$1 Billion in unwanted Christmas gifts
Let's start giving gifts that people really need!
Christmas is coming...
It’s December. It is about this time of year that I plan for the weeks ahead and try and put together some form of something that resembles a budget in attempt to gain a clear picture of what the season will bring. Yet in reality I know that as December approaches I will simply dive in to the “silly season” with arms and legs thrashing wildly as I try to keep my head above water and hope to come out the other side somewhat intact physically, mentally and financially.
Christmas is a special time. A time where the church unites in celebration of the birth of our Lord and the life made possible for us through his life here on earth. A time where families come together and share in the joy of the festive season.
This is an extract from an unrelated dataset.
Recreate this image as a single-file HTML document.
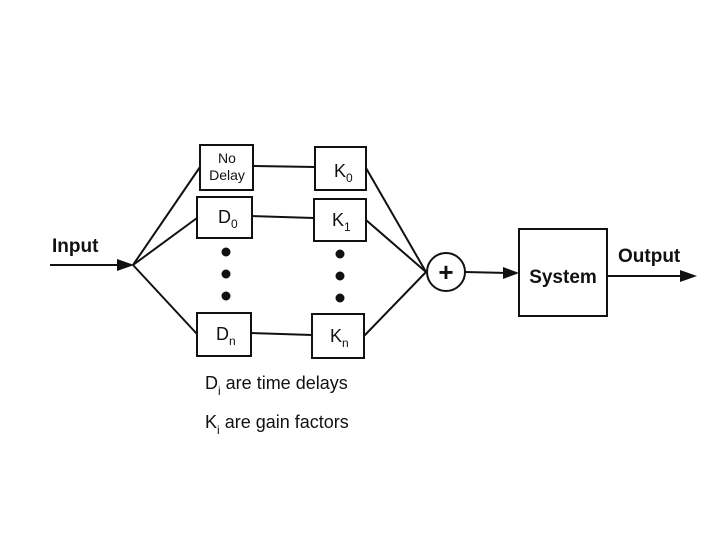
<!DOCTYPE html>
<html><head><style>
body{margin:0;background:#fff;}
svg{display:block;}
text{font-family:"Liberation Sans",Arial,sans-serif;fill:#111;}
</style></head><body>
<svg width="720" height="540" viewBox="0 0 720 540">
<g stroke="#111" stroke-width="2" fill="none">
<line x1="50" y1="265" x2="122" y2="265"/>
<line x1="133" y1="265" x2="200" y2="167"/>
<line x1="133" y1="265" x2="197" y2="218"/>
<line x1="133" y1="265" x2="197" y2="334"/>
<rect x="200" y="145" width="53" height="45"/>
<rect x="197" y="197" width="55" height="41"/>
<rect x="197" y="313" width="54" height="43"/>
<rect x="315" y="147" width="51" height="43"/>
<rect x="314" y="199" width="52" height="42"/>
<rect x="312" y="314" width="52" height="44"/>
<line x1="253" y1="166" x2="315" y2="167"/>
<line x1="252" y1="216" x2="314" y2="218"/>
<line x1="251" y1="333" x2="312" y2="335"/>
<line x1="366" y1="168" x2="426" y2="272"/>
<line x1="366" y1="220" x2="426" y2="272"/>
<line x1="364" y1="336" x2="426" y2="272"/>
<circle cx="446" cy="272" r="19"/>
<line x1="465" y1="272" x2="508" y2="273"/>
<rect x="519" y="229" width="88" height="87"/>
<line x1="607" y1="276" x2="683" y2="276"/>
</g>
<g fill="#111">
<polygon points="117,259 134,265 117,271"/>
<polygon points="503,267 519,273 503,279"/>
<polygon points="680,270 697,276 680,282"/>
<circle cx="226" cy="252" r="4.5"/><circle cx="226" cy="274" r="4.5"/><circle cx="226" cy="296" r="4.5"/>
<circle cx="340" cy="254" r="4.5"/><circle cx="340" cy="276" r="4.5"/><circle cx="340" cy="298" r="4.5"/>
</g>
<text x="446" y="281" font-size="26" font-weight="bold" text-anchor="middle">+</text>
<text x="52" y="252" font-size="19" font-weight="bold">Input</text>
<text x="618" y="262" font-size="19" font-weight="bold">Output</text>
<text x="563" y="283" font-size="19" font-weight="bold" text-anchor="middle">System</text>
<text x="227" y="163" font-size="14" text-anchor="middle">No</text>
<text x="227" y="180" font-size="14" text-anchor="middle">Delay</text>
<text x="218" y="223" font-size="18">D<tspan font-size="12" dy="5">0</tspan></text>
<text x="216" y="340" font-size="18">D<tspan font-size="12" dy="5">n</tspan></text>
<text x="334" y="177" font-size="18">K<tspan font-size="12" dy="5">0</tspan></text>
<text x="332" y="226" font-size="18">K<tspan font-size="12" dy="5">1</tspan></text>
<text x="330" y="342" font-size="18">K<tspan font-size="12" dy="5">n</tspan></text>
<text x="205" y="389" font-size="18">D<tspan font-size="12" dy="6">i</tspan><tspan dy="-6"> are time delays</tspan></text>
<text x="205" y="428" font-size="18">K<tspan font-size="12" dy="6">i</tspan><tspan dy="-6"> are gain factors</tspan></text>
</svg>
</body></html>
How much do we spend at Christmas?
We live in a society that places enormous expectations on us in the realm of giving at Christmas. These unrealistic expectations can lead to remorse on the part of the parent who simply cannot afford the gifts that society deem as normal expenditure, or ongoing financial burden for families who spend the majority of the following year paying off credit card debt as a result.
Research in 2010 revealed that Australian parents, on average, spent $235.18 on each child at Christmas last year, which was up from $227.72 the previous year. Overall average gift-giving per Aussie was $662 to buy 12.7 gifts, a total spend of $8.5 billion on Christmas gifts in Australia.
Yet despite the generosity of our gift-giving, ebay reports that, if the last couple of years are anything to go by, come early 2012 there will be upwards of $1 billion in unwanted gifts resold on their website alone.
Some better gift ideas
It is at this point that I feel I must stop and reflect on the point of all this gift-giving madness. Will I be buying presents for my friends and family this year? Absolutely, no doubt about it. But what if I spent less on the “must have” gifts that will quickly be forgotten or outdated, and put more of my budgeted funds into gifts that will make a life-changing difference to families across the globe. Families who, rather than having the worry of “will I get a carpark”, and “I hope I make it to the shops before they all sell out”, have the worry of, “will I be able to feed my family today?”
Instead of being caught up in the throes of consumerism this Christmas, maybe it’s time to shift the way we think and get back to the roots of what “giving” should be about.
Charity gifts at Christmas are a way of not only avoiding the chaos of shopping centres and post-Christmas financial hangovers; but also gives individuals and families the knowledge that their gift buying will continue to make a difference long after the flourish of Christmas passes us by.
The prospect of giving a gift of charity to family and friends often raises eyebrows and questions. “Is it my place to say where a charitable donation should go to on someone else’s behalf?” Yet in comparison to the knitted cardigan three sizes too big that sits permanently in the back of the wardrobe, the opportunity to give a family ongoing income generation or resources that allow children to attend school, is a far greater cause no matter which organisation facilitates the gift.
Aussies don’t have to dedicate their entire budget to charitable gift-giving, in fact if one third of a family’s gift-giving budget was to go to a gift of charity this year thousands of families lives would be changed forever.
How you can help
Many not-for-profit organisations such as TEAR, Compassion, and World Vision produce catalogues at Christmas that allow you the opportunity to purchase a gift which will translate into much needed purchases for families in countries all over the world. For example, Compassion have just launched their 2011 Gifts of Compassion Catalogue. Compassion’s Gifts of Compassion catalogue offers practical gifts like mosquito nets, chickens, tools and toilets for you to give to a family burdened by the effects of the poverty that engulfs them. For $16 you can purchase the gift of a chicken which means a source of income, manure for the veggie garden and an ongoing supply of eggs for an entire family.
Charitable gifts are both simple to purchase and inexpensive. It gives the gift-giver the knowledge that the gift they are buying is desperately needed and appreciated beyond measure, and the gift-recipient will receive a gift that they can be truly grateful for.
It may even save them the hassle of returns queues and eBay sales come January.